>> BEGIN Collected material

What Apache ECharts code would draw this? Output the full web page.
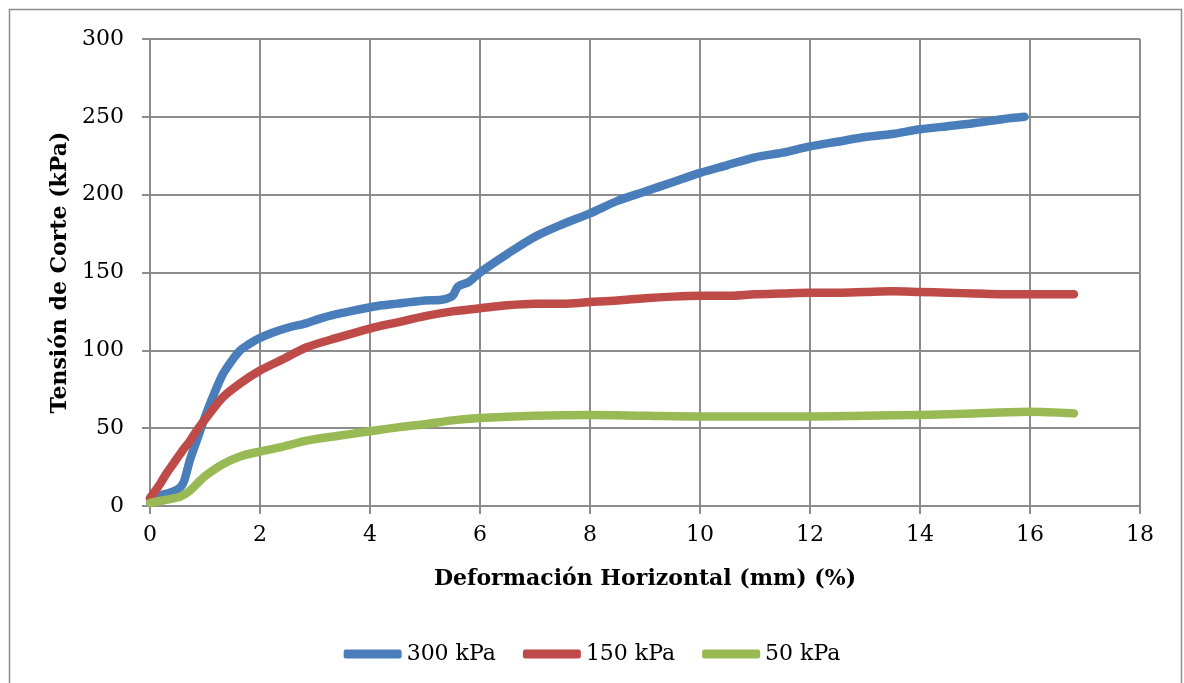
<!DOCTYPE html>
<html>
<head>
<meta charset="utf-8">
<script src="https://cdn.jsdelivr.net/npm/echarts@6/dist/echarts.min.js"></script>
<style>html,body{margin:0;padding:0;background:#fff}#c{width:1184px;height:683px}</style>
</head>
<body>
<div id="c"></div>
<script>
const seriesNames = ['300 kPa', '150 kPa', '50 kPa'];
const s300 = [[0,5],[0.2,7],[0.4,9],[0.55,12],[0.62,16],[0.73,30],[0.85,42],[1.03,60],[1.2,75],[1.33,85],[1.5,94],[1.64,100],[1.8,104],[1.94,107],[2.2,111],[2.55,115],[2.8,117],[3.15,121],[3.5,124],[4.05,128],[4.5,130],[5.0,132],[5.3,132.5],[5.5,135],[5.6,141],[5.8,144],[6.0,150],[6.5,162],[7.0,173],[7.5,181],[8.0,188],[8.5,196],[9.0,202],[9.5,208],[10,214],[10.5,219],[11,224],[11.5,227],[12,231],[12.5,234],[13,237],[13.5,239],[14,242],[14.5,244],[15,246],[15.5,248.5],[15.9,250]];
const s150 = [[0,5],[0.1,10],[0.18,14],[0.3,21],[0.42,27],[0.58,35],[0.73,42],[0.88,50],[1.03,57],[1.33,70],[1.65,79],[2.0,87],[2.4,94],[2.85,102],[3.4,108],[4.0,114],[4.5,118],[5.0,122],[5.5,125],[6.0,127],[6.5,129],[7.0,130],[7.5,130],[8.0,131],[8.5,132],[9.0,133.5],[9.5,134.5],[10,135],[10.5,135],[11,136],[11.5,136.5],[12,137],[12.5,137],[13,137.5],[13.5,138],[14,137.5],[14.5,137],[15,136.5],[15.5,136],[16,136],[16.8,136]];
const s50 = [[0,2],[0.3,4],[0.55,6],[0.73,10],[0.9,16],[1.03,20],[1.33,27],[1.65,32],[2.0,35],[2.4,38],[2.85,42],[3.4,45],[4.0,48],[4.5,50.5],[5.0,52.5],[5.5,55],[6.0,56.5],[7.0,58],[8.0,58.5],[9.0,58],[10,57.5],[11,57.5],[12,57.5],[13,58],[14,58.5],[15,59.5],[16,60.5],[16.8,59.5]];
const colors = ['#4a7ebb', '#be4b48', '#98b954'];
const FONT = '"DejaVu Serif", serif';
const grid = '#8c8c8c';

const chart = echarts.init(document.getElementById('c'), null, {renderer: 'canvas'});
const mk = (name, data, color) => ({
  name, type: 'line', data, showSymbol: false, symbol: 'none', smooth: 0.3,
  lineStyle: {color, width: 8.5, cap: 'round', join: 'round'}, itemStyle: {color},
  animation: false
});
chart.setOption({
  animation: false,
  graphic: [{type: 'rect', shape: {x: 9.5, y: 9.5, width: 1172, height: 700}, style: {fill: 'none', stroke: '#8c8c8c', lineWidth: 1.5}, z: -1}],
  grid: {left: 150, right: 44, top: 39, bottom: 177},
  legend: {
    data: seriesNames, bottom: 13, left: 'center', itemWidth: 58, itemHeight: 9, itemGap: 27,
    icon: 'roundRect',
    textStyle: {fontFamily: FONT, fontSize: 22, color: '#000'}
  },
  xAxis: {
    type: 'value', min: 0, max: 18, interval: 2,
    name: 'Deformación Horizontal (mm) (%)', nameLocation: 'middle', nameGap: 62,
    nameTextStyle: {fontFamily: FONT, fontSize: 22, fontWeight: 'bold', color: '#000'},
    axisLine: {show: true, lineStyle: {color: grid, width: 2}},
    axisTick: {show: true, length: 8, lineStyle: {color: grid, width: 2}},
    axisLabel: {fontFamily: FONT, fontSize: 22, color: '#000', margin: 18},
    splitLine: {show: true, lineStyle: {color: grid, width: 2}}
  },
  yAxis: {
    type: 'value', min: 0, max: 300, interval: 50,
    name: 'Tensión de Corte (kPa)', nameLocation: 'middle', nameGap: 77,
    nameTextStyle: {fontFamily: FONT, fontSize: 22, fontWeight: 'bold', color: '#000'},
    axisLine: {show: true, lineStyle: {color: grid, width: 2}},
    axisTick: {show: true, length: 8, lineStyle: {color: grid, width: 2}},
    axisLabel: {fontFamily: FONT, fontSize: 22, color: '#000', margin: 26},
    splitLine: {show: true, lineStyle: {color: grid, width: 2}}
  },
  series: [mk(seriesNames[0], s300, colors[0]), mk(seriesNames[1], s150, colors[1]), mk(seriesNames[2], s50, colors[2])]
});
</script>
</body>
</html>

>> END Collected material

● **Prompt**
Restate, line by line and word for word, everything from the top of the material through the line that contains "const grid = '#8c8c8c';". Leave pictures out.

● **Result of the task**
What Apache ECharts code would draw this? Output the full web page.
<!DOCTYPE html>
<html>
<head>
<meta charset="utf-8">
<script src="https://cdn.jsdelivr.net/npm/echarts@6/dist/echarts.min.js"></script>
<style>html,body{margin:0;padding:0;background:#fff}#c{width:1184px;height:683px}</style>
</head>
<body>
<div id="c"></div>
<script>
const seriesNames = ['300 kPa', '150 kPa', '50 kPa'];
const s300 = [[0,5],[0.2,7],[0.4,9],[0.55,12],[0.62,16],[0.73,30],[0.85,42],[1.03,60],[1.2,75],[1.33,85],[1.5,94],[1.64,100],[1.8,104],[1.94,107],[2.2,111],[2.55,115],[2.8,117],[3.15,121],[3.5,124],[4.05,128],[4.5,130],[5.0,132],[5.3,132.5],[5.5,135],[5.6,141],[5.8,144],[6.0,150],[6.5,162],[7.0,173],[7.5,181],[8.0,188],[8.5,196],[9.0,202],[9.5,208],[10,214],[10.5,219],[11,224],[11.5,227],[12,231],[12.5,234],[13,237],[13.5,239],[14,242],[14.5,244],[15,246],[15.5,248.5],[15.9,250]];
const s150 = [[0,5],[0.1,10],[0.18,14],[0.3,21],[0.42,27],[0.58,35],[0.73,42],[0.88,50],[1.03,57],[1.33,70],[1.65,79],[2.0,87],[2.4,94],[2.85,102],[3.4,108],[4.0,114],[4.5,118],[5.0,122],[5.5,125],[6.0,127],[6.5,129],[7.0,130],[7.5,130],[8.0,131],[8.5,132],[9.0,133.5],[9.5,134.5],[10,135],[10.5,135],[11,136],[11.5,136.5],[12,137],[12.5,137],[13,137.5],[13.5,138],[14,137.5],[14.5,137],[15,136.5],[15.5,136],[16,136],[16.8,136]];
const s50 = [[0,2],[0.3,4],[0.55,6],[0.73,10],[0.9,16],[1.03,20],[1.33,27],[1.65,32],[2.0,35],[2.4,38],[2.85,42],[3.4,45],[4.0,48],[4.5,50.5],[5.0,52.5],[5.5,55],[6.0,56.5],[7.0,58],[8.0,58.5],[9.0,58],[10,57.5],[11,57.5],[12,57.5],[13,58],[14,58.5],[15,59.5],[16,60.5],[16.8,59.5]];
const colors = ['#4a7ebb', '#be4b48', '#98b954'];
const FONT = '"DejaVu Serif", serif';
const grid = '#8c8c8c';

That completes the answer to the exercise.